Ununpentium: è questo il nome temporaneo assegnato dalla IUPAC (International Union of Pure and Applied Chemistry) al nuovo elemento superpesante, sintetizzato dal team di ricercatori di Dirk Rudolph della Lund University (Svezia).
“Avvistato” per la prima volta nel 2003 da un gruppo di scienziati russi, presenta tutte le carte in regola per guadagnarsi un posto nella tavola periodica, tra il flerovio e il livermorio. Ma cerchiamo di capire perché l’ununpentio è così importante.
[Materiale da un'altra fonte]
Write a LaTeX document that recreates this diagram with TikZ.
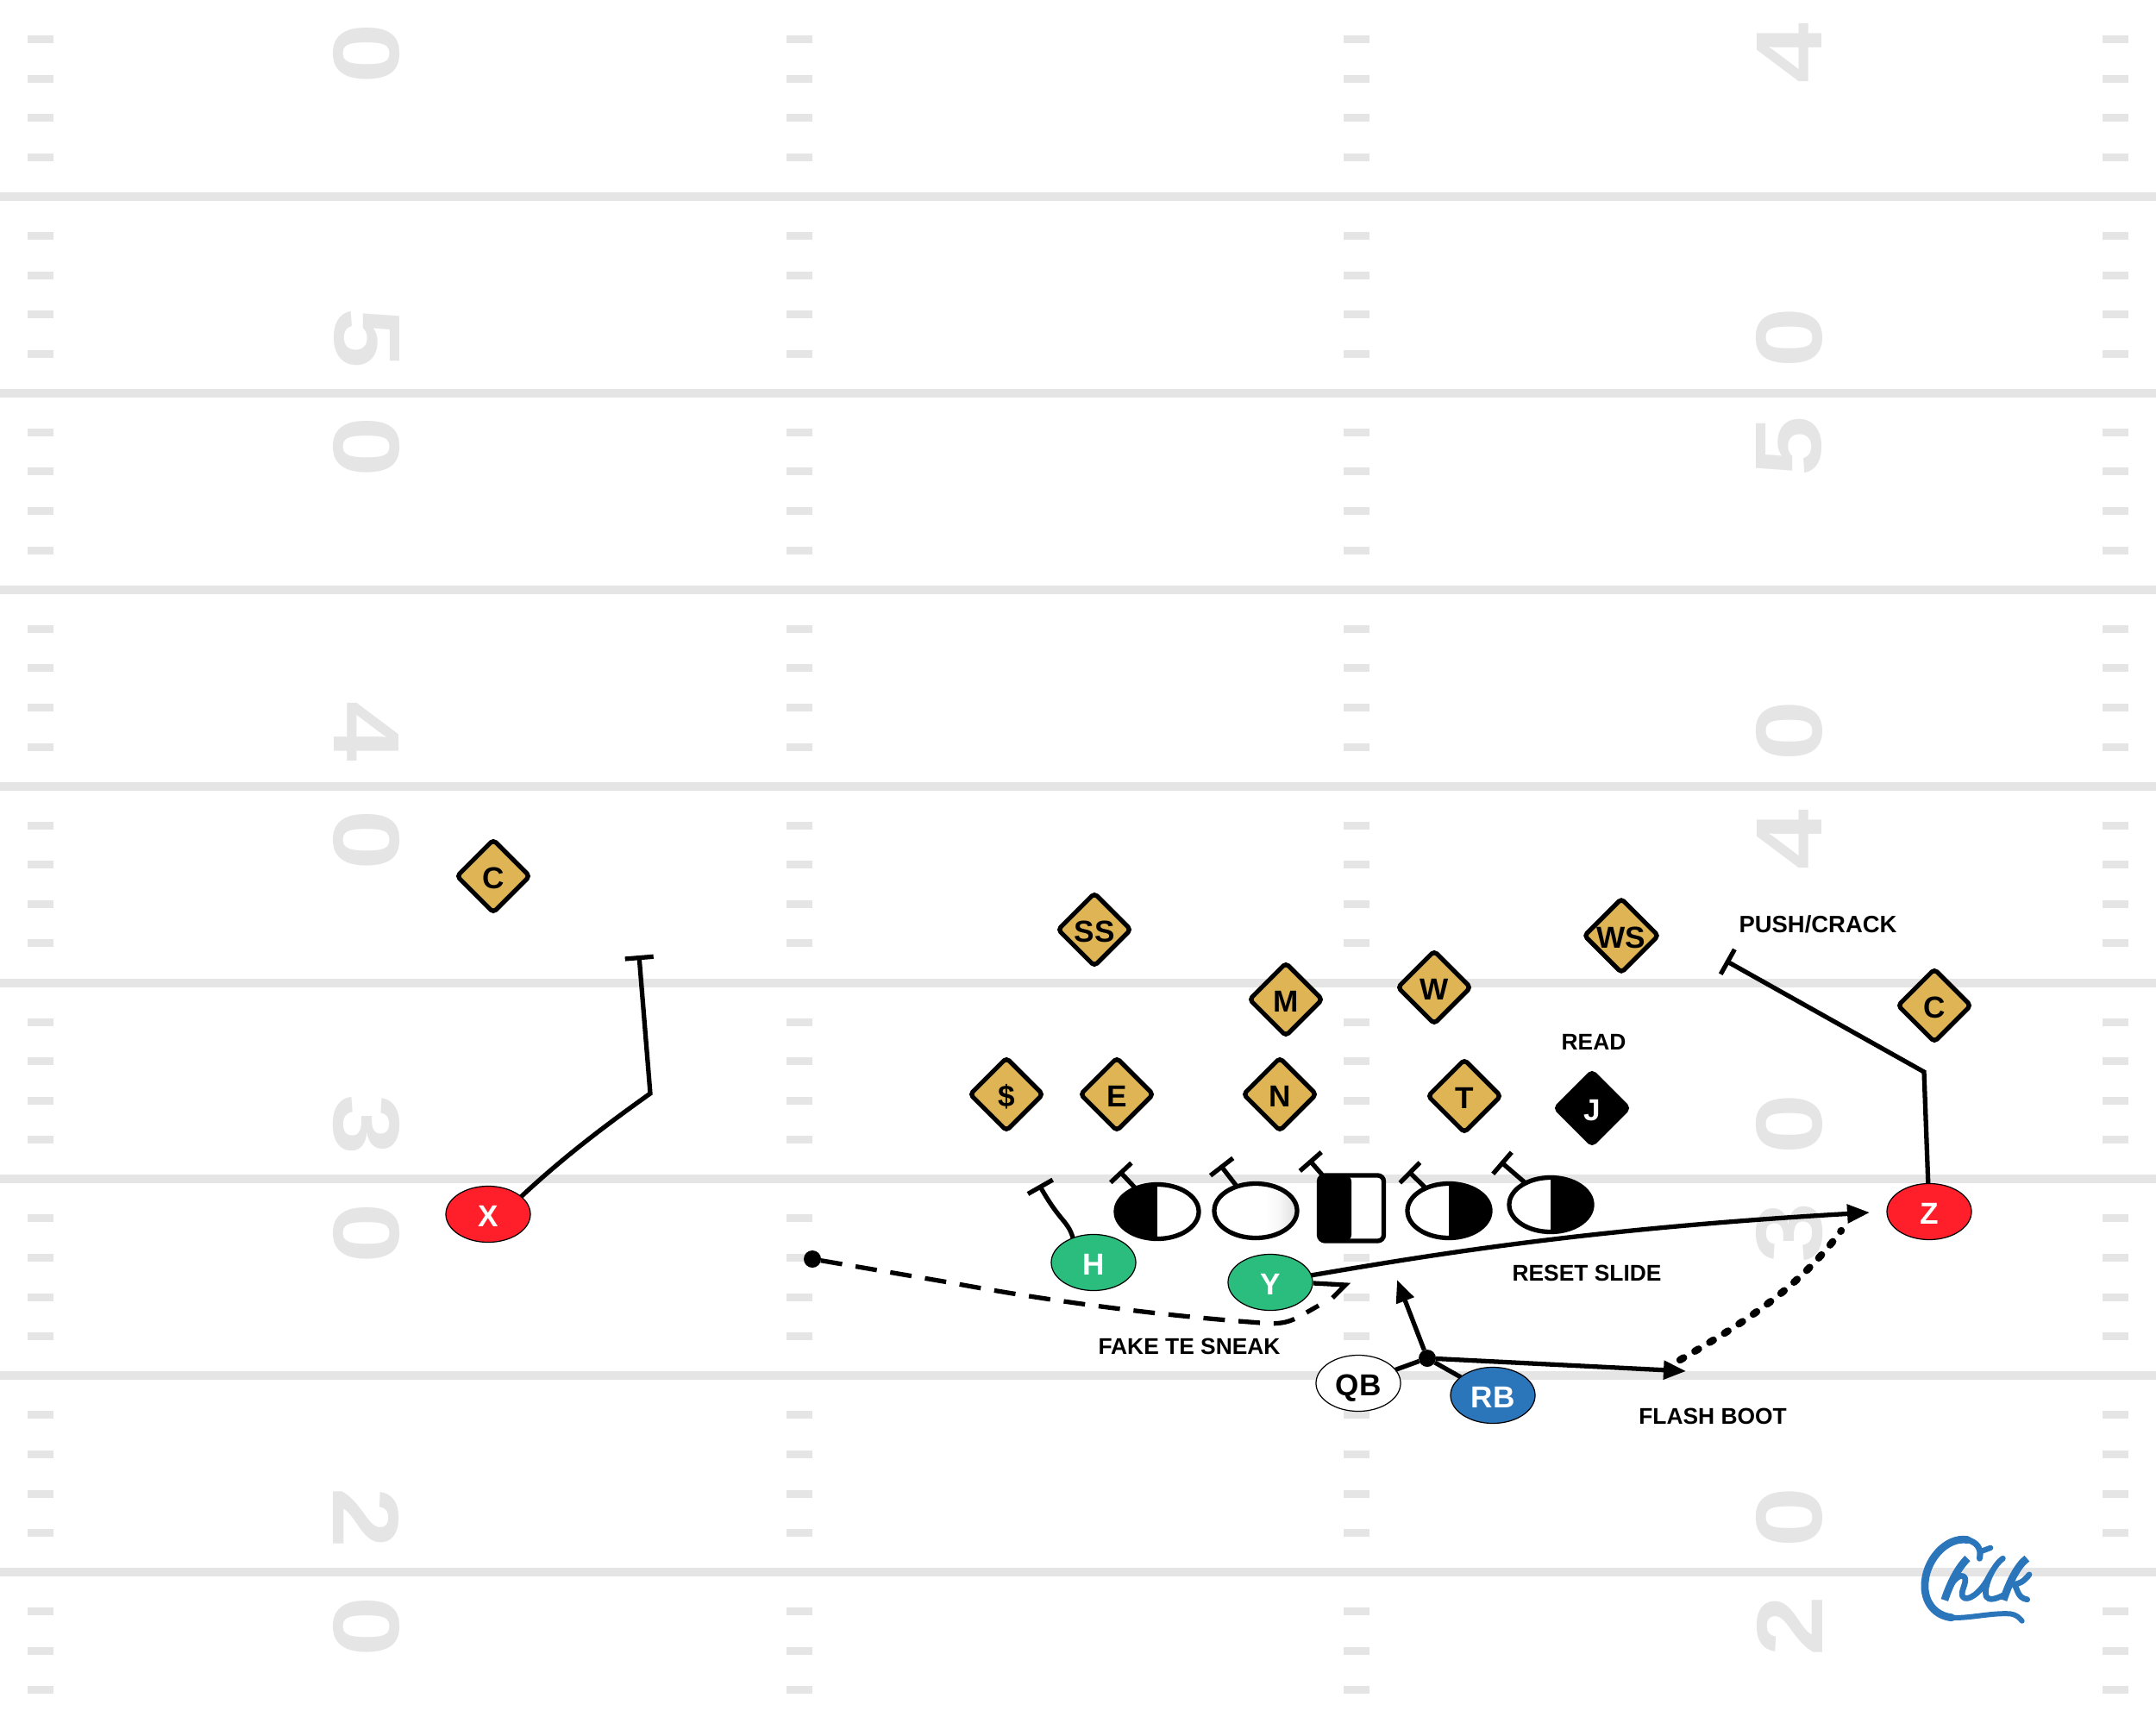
\documentclass[tikz,border=0pt]{standalone}
\usepackage{fontspec}
\setmainfont{Liberation Sans}
\usetikzlibrary{arrows.meta,shapes.geometric}
\definecolor{fieldgray}{HTML}{E5E5E5}
\definecolor{gold}{HTML}{DFB455}
\definecolor{redp}{HTML}{FF1F2A}
\definecolor{greenp}{HTML}{2BBD7E}
\definecolor{bluep}{HTML}{2B75BB}
\pgfdeclarehorizontalshading{edgegray}{100bp}{color(0bp)=(white); color(56bp)=(white); color(64bp)=(black!3); color(75bp)=(black!13); color(100bp)=(black!13)}
\tikzset{
  player/.style={ellipse,draw=black,line width=0.35pt,minimum width=98*0.2845pt,minimum height=65*0.2845pt,inner sep=0pt,outer sep=0pt,text height=8.2pt,text depth=0pt,font=\fontsize{10pt}{12pt}\selectfont\bfseries},
  lineman/.style={ellipse,draw=black,line width=1.5pt,minimum width=96*0.2845pt,minimum height=63*0.2845pt,inner sep=0pt,outer sep=0pt},
  halfleft/.style={path picture={\fill[black] (path picture bounding box.south west) rectangle (path picture bounding box.north);}},
  halfright/.style={path picture={\fill[black] (path picture bounding box.south east) rectangle (path picture bounding box.north);}},
  defender/.style={diamond,aspect=1,draw=black,fill=gold,line width=1.5pt,rounded corners=1.2pt,minimum size=84*0.2845pt,inner sep=0pt,outer sep=0pt,text height=8.2pt,text depth=0pt,font=\fontsize{10pt}{12pt}\selectfont\bfseries},
  note/.style={inner sep=0pt,font=\fontsize{7.5pt}{9pt}\selectfont\bfseries},
  route/.style={line width=1.5pt,line join=miter},
  block/.style={route,-{Bar[width=9.4pt]}},
  pass/.style={route,-{Triangle[length=7.4pt,width=6pt]}},
  dotnode/.style={circle,fill=black,inner sep=0pt,minimum size=5.6pt,outer sep=0pt},
  yardnum/.style={transform shape,text=fieldgray,inner sep=0pt,font=\fontsize{31pt}{33pt}\selectfont\bfseries},
  logo/.style={draw=bluep,line cap=round,line join=round},
}
\begin{document}
\begin{tikzpicture}[x=0.01cm,y=-0.01cm]
\useasboundingbox (0,0) rectangle (2500,1998);
\fill[white] (0,0) rectangle (2500,1998);
% yard lines
\foreach \k in {5,10,...,40}{
  \fill[fieldgray] (0,45.58*\k-5) rectangle (2500,45.58*\k+5);
}
% hashes
\foreach \k in {1,...,43}{
  \pgfmathtruncatemacro{\m}{mod(\k,5)}
  \ifnum\m=0\else
    \foreach \x in {32,912,1558,2438}{
      \fill[fieldgray] (\x,45.58*\k-4.5) rectangle (\x+30,45.58*\k+4.5);
    }
  \fi
}
% yard numbers
\foreach \d/\y [count=\i] in {0/62,5/392,0/518,4/848,0/974,3/1304,0/1430,2/1760,0/1886}{
  \node[yardnum,rotate=-90,xscale=1.15] (numL\i) at (425,\y) {\d};
}
\foreach \d/\y [count=\i] in {4/62,0/392,5/518,0/848,4/974,0/1304,3/1430,0/1760,2/1886}{
  \node[yardnum,rotate=90,xscale=1.15] (numR\i) at (2075,\y) {\d};
}
% offense
\node[player,fill=redp,text=white] (X) at (566,1408) {X};
\node[player,fill=redp,text=white] (Z) at (2237,1405) {Z};
\node[player,fill=greenp,text=white] (H) at (1268,1464) {H};
\node[player,fill=greenp,text=white] (Y) at (1473,1487) {Y};
\node[player,fill=white] (QB) at (1575,1604) {QB};
\node[player,fill=bluep,text=white] (RB) at (1731,1618) {RB};
\node[lineman,fill=white,halfleft] (L1) at (1342,1405) {};
\node[lineman,shading=edgegray] (L2) at (1456,1404) {};
\node[draw=black,fill=white,line width=1.5pt,rounded corners=2pt,minimum width=75*0.2845pt,minimum height=76*0.2845pt,inner sep=0pt,outer sep=0pt,halfleft] (CC) at (1567,1401) {};
\node[lineman,fill=white,halfright] (L4) at (1680,1404) {};
\node[lineman,fill=white,halfright] (L5) at (1798,1397) {};
% defense
\node[defender] (CL) at (572,1016) {C};
\node[defender] (SS) at (1269,1078) {SS};
\node[defender] (M) at (1491,1159) {M};
\node[defender] (W) at (1663,1145) {W};
\node[defender] (WS) at (1880,1085) {WS};
\node[defender] (CR) at (2243,1166) {C};
\node[defender] (D) at (1167,1269) {\$};
\node[defender] (E) at (1295,1269) {E};
\node[defender] (N) at (1484,1269) {N};
\node[defender] (T) at (1698,1271) {T};
\node[defender,fill=black,text=white] (J) at (1846,1285) {J};
% labels
\node[note,font=\fontsize{7.8pt}{9pt}\selectfont\bfseries] (lbPush) at (2108,1072) {PUSH/CRACK};
\node[note] (lbRead) at (1848,1208) {READ};
\node[note] (lbReset) at (1840,1476) {RESET SLIDE};
\node[note] (lbFake) at (1379,1561) {FAKE TE SNEAK};
\node[note] (lbFlash) at (1986,1642) {FLASH BOOT};
% free ends
\coordinate (tX) at (741,1108);
\coordinate (bX) at (754,1268);
\coordinate (tZ) at (2001,1114);
\coordinate (bZ) at (2231,1243);
\coordinate (tH) at (1205,1374);
\coordinate (t1) at (1298,1358);
\coordinate (t2) at (1415,1351);
\coordinate (t3) at (1518,1345);
\coordinate (t4) at (1633,1358);
\coordinate (t5) at (1740,1347);
% routes
\draw[block] (X.28) .. controls (650,1345) and (695,1310) .. (bX) -- (tX);
\draw[block] (Z) -- (bZ) -- (tZ);
\draw[block] (H.130) .. controls (1238,1415) and (1230,1418) .. (tH);
\draw[block] (L1) -- (t1);
\draw[block] (L2) -- (t2);
\draw[block] (CC) -- (t3);
\draw[block] (L4) -- (t4);
\draw[block] (L5) -- (t5);
\coordinate (resetEnd) at (2168,1406);
\draw[pass] (Y) .. controls (1660,1455) and (1840,1425) .. (resetEnd);
% QB mesh
\node[dotnode,minimum size=20*0.2845pt] (mesh) at (1655,1575) {};
\coordinate (upEnd) at (1620,1484);
\coordinate (flashEnd) at (1955,1590);
\draw[route] (QB) -- (mesh);
\draw[route] (RB) -- (mesh);
\draw[pass] (mesh) -- (upEnd);
\draw[pass] (mesh) -- (flashEnd);
% dotted continuation
\coordinate (dotStart) at (1948,1577);
\coordinate (dotEnd) at (2135,1427);
\draw[line width=2.4pt,line cap=round,dash pattern=on 1.4pt off 4.3pt] (dotStart) .. controls (2020,1535) and (2085,1495) .. (dotEnd);
% fake route
\node[dotnode,minimum size=20*0.2845pt] (fakeDot) at (942,1460) {};
\coordinate (fakeA) at (1529,1514);
\coordinate (fakeB) at (1560,1490);
\coordinate (fakeC) at (1523,1488);
\coordinate (fakeD) at (1545,1505);
\draw[route,dash pattern=on 7.1pt off 4.5pt] (fakeDot) -- (1100,1487) .. controls (1250,1515) and (1380,1528) .. (1462,1534) .. controls (1495,1537) and (1500,1530) .. (fakeA);
\draw[route] (fakeD) -- (fakeB) -- (fakeC);
% logo
\begin{scope}[shift={(2150,1720)},x=0.00333cm,y=-0.00333cm]
\draw[logo,line width=2pt] (437,262) .. controls (445,225) and (425,205) .. (395,197);
\draw[logo,line width=1.8pt] (440,238) -- (475,225);
\draw[logo,line width=2.5pt] (395,197) .. controls (320,185) and (245,270) .. (246,360) .. controls (247,420) and (285,462) .. (340,468);
\draw[logo,line width=1.7pt] (340,468) .. controls (400,472) and (480,450) .. (545,455) .. controls (565,458) and (575,468) .. (585,480);
\draw[logo,line width=2.5pt,line cap=butt] (395,262) .. controls (365,290) and (335,345) .. (315,407);
\draw[logo,line width=1.9pt] (330,368) .. controls (345,335) and (372,312) .. (385,328) .. controls (395,345) and (368,378) .. (378,395) .. controls (392,415) and (440,385) .. (470,325) .. controls (490,290) and (505,270) .. (518,262) .. controls (480,290) and (450,365) .. (460,395) .. controls (470,412) and (500,400) .. (520,390);
\draw[logo,line width=2.5pt,line cap=butt] (602,262) .. controls (570,285) and (540,345) .. (520,407);
\draw[logo,line width=1.9pt] (610,318) .. controls (590,345) and (570,352) .. (555,352) .. controls (570,360) and (565,400) .. (603,405);
\end{scope}
\end{tikzpicture}
\end{document}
Tra i vari parametri che caratterizzano gli elementi chimici vi è anche il numero atomico (Z), che indica quanti protoni sono presenti nel nucleo (più alto è il numero atomico, più l’elemento è “massivo”). Creare nuovi elementi chimici dopo l’uranio, l’elemento naturale con il maggior numero di protoni (ben 92) è stato possibile solo grazie agli esperimenti condotti nel corso degli anni dagli scienziati, bombardando elementi già esistenti con altre particelle. E’ in questo modo che, passando dal nettunio (Z 93) e dal plutonio (Z 94) si è giunti fino all’ununpentio con i suoi 115 protoni, ottenuto bombardando un sottile strato di americio (Z 95) con ioni di calcio (Z 20). Ma c’è una nota negativa nella scoperta: l’estrema instabilità dell’ununpentio che lo porta a decadere, ovvero a “trasformarsi” in un altro elemento (l’ununtrium con 113 protoni) in appena 173 millisecondi. La breve vita media degli elementi superpesanti è un vincolo a cui gli scienziati cercano di far fronte sviluppando sempre nuove teorie, tra le quali spicca quella del fisico Gleen Seaborg, nota come “Isola della Stabilità”. Essa prevede l’esistenza di elementi superpesanti particolarmente stabili con vite medie dell’ordine dei minuti o addirittura dei giorni.
Nell’attesa che la scienza faccia il suo corso, non resta che chiedersi “ma dovremmo comprare una tavola periodica nuova, o basterà ritagliare un quadratino e attaccarlo in quella vecchia!?”